Exercise objective.
Among the records that follow, set down only the lines from the one containing "Emit a component" to the one containing "const yTicks = [0, 0.1, 0.2, 0.3, 0.4];", both included, exactly.
____________
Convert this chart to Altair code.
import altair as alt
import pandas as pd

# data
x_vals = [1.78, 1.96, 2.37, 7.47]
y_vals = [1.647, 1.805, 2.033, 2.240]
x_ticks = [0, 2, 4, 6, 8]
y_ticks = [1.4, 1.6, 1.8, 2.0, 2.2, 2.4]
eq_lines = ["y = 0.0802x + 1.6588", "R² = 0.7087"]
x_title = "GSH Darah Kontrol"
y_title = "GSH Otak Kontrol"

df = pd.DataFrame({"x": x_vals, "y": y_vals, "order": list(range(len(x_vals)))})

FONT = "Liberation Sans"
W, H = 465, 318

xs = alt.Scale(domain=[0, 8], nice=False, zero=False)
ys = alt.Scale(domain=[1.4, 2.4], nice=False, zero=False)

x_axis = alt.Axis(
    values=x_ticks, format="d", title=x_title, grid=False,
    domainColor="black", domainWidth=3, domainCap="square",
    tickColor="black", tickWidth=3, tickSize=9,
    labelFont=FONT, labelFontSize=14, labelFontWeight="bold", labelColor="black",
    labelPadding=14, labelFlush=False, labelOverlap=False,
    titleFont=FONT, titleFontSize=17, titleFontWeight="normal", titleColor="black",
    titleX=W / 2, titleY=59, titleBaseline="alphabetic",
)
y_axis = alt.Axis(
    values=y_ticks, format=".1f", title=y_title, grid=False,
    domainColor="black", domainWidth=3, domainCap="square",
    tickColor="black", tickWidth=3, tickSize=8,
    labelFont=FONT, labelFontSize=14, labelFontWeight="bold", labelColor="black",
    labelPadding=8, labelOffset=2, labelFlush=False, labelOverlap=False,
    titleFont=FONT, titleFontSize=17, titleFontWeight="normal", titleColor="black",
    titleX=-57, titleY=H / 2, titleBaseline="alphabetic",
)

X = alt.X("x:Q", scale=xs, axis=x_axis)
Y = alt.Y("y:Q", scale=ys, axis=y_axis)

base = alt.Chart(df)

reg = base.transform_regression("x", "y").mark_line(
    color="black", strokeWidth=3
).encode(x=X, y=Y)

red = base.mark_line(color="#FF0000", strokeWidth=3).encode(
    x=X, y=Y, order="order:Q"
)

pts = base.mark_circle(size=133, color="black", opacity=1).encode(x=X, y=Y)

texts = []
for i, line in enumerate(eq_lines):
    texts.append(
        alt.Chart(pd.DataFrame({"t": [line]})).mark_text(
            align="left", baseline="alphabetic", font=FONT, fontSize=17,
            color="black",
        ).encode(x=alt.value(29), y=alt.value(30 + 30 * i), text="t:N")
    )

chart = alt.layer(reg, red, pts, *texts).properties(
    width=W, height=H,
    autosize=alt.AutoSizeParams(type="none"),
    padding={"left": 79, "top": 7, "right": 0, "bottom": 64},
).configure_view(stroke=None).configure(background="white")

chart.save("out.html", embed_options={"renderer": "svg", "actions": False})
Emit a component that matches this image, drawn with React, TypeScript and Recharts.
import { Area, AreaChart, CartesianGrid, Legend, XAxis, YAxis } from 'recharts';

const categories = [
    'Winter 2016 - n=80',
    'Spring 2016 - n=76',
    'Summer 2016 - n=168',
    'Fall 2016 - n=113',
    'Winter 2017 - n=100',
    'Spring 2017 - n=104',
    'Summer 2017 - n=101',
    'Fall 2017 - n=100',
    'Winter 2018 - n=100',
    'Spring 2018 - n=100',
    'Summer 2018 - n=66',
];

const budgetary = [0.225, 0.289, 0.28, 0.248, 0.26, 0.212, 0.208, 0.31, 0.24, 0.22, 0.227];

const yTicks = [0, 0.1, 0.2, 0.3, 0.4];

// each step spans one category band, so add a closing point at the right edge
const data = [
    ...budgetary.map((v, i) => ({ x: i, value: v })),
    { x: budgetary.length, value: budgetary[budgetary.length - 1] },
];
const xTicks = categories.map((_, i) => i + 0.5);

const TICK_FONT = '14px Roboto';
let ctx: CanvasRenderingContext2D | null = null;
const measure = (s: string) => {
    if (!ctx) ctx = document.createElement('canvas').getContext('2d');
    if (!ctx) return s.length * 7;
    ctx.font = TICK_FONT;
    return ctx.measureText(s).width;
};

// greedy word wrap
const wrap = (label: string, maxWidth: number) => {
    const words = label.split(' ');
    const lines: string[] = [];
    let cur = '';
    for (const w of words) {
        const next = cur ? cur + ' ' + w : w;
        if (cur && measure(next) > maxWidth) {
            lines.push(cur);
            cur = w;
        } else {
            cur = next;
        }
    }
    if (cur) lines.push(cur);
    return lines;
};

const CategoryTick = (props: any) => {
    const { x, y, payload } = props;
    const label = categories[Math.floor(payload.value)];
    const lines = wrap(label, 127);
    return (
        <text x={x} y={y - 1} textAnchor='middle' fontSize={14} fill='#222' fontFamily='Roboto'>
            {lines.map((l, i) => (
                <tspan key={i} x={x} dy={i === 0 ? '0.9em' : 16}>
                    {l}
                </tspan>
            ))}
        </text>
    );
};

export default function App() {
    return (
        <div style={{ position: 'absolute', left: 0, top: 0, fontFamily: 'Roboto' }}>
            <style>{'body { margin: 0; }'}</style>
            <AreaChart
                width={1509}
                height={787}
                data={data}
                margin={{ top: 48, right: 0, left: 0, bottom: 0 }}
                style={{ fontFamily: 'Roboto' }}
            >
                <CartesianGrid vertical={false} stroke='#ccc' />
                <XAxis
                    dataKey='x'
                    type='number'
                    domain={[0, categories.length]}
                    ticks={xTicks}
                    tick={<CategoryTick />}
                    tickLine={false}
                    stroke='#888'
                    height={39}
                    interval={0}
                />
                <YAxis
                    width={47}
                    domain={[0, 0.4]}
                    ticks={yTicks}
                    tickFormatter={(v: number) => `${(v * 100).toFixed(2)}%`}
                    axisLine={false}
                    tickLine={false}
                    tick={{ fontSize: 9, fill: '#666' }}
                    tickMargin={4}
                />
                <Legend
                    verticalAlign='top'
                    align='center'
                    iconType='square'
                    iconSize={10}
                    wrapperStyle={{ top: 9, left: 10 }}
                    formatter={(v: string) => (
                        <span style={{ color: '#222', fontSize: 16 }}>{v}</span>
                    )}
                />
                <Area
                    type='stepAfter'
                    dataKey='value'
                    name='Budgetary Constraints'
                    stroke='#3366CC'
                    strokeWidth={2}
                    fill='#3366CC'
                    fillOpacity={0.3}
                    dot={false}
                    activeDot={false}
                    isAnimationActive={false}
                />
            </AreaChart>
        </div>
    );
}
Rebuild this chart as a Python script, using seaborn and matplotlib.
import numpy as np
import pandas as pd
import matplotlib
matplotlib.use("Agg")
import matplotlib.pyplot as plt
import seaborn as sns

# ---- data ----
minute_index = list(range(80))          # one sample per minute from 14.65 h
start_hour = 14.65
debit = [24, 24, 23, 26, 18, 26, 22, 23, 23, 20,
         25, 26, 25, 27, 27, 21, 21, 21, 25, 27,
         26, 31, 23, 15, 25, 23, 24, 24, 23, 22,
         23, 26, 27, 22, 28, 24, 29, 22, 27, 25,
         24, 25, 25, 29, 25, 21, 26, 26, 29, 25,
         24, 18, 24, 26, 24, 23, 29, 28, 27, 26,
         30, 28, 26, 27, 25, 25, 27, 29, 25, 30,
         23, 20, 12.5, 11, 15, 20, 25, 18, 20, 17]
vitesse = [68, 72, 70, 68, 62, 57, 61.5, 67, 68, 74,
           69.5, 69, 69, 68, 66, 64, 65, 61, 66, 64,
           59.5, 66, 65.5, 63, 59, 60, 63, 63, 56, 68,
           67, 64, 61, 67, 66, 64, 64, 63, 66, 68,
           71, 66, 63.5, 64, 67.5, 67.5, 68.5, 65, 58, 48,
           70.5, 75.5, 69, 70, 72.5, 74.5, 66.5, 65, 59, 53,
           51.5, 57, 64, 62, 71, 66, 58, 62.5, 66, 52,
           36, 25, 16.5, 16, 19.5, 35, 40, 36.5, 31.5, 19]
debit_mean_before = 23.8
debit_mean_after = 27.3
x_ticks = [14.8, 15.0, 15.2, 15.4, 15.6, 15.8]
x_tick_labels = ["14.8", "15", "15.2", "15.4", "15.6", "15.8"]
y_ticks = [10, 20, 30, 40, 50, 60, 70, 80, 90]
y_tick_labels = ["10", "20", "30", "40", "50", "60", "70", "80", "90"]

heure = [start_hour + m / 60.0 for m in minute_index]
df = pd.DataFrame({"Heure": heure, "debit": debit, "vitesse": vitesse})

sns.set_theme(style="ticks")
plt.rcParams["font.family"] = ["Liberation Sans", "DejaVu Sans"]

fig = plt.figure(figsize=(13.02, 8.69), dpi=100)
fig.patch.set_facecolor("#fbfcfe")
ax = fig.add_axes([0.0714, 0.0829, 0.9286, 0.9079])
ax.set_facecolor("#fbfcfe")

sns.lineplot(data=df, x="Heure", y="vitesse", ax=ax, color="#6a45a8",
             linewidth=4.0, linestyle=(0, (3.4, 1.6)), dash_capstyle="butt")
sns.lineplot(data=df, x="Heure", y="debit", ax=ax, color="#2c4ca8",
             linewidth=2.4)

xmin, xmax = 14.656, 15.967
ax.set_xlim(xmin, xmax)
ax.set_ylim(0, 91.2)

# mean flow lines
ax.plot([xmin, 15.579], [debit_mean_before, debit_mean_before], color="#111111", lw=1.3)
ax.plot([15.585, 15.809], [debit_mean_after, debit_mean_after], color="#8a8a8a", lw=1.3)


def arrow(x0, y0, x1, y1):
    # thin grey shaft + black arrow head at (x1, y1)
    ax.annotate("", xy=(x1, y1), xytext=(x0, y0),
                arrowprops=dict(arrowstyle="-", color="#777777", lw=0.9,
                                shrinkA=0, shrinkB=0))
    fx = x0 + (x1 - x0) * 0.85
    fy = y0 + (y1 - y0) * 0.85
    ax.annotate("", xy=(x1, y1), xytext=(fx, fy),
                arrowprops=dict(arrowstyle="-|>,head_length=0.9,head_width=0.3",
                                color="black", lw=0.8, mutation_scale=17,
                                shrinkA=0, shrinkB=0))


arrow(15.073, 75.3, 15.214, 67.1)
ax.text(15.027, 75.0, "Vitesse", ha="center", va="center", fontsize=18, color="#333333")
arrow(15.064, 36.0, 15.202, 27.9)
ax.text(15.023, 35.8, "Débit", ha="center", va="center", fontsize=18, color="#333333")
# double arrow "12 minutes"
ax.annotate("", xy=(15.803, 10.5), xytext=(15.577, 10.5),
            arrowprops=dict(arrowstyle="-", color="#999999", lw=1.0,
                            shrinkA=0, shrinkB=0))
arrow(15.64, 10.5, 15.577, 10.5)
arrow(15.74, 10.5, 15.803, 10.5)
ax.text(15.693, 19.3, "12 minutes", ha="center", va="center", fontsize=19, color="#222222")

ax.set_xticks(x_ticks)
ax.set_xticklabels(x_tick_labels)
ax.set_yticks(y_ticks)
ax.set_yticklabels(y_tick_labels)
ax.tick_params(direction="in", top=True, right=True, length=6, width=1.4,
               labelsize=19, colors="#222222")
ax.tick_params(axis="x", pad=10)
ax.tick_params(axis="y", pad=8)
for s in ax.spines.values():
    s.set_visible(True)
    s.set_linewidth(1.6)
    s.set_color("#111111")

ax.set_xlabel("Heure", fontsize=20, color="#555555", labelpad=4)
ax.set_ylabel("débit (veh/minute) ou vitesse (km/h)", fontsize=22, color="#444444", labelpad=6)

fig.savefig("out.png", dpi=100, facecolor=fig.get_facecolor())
____________
Answer in full.
Emit a component that matches this image, drawn with React, TypeScript and Recharts.
import { Area, AreaChart, CartesianGrid, Legend, XAxis, YAxis } from 'recharts';

const categories = [
    'Winter 2016 - n=80',
    'Spring 2016 - n=76',
    'Summer 2016 - n=168',
    'Fall 2016 - n=113',
    'Winter 2017 - n=100',
    'Spring 2017 - n=104',
    'Summer 2017 - n=101',
    'Fall 2017 - n=100',
    'Winter 2018 - n=100',
    'Spring 2018 - n=100',
    'Summer 2018 - n=66',
];

const budgetary = [0.225, 0.289, 0.28, 0.248, 0.26, 0.212, 0.208, 0.31, 0.24, 0.22, 0.227];

const yTicks = [0, 0.1, 0.2, 0.3, 0.4];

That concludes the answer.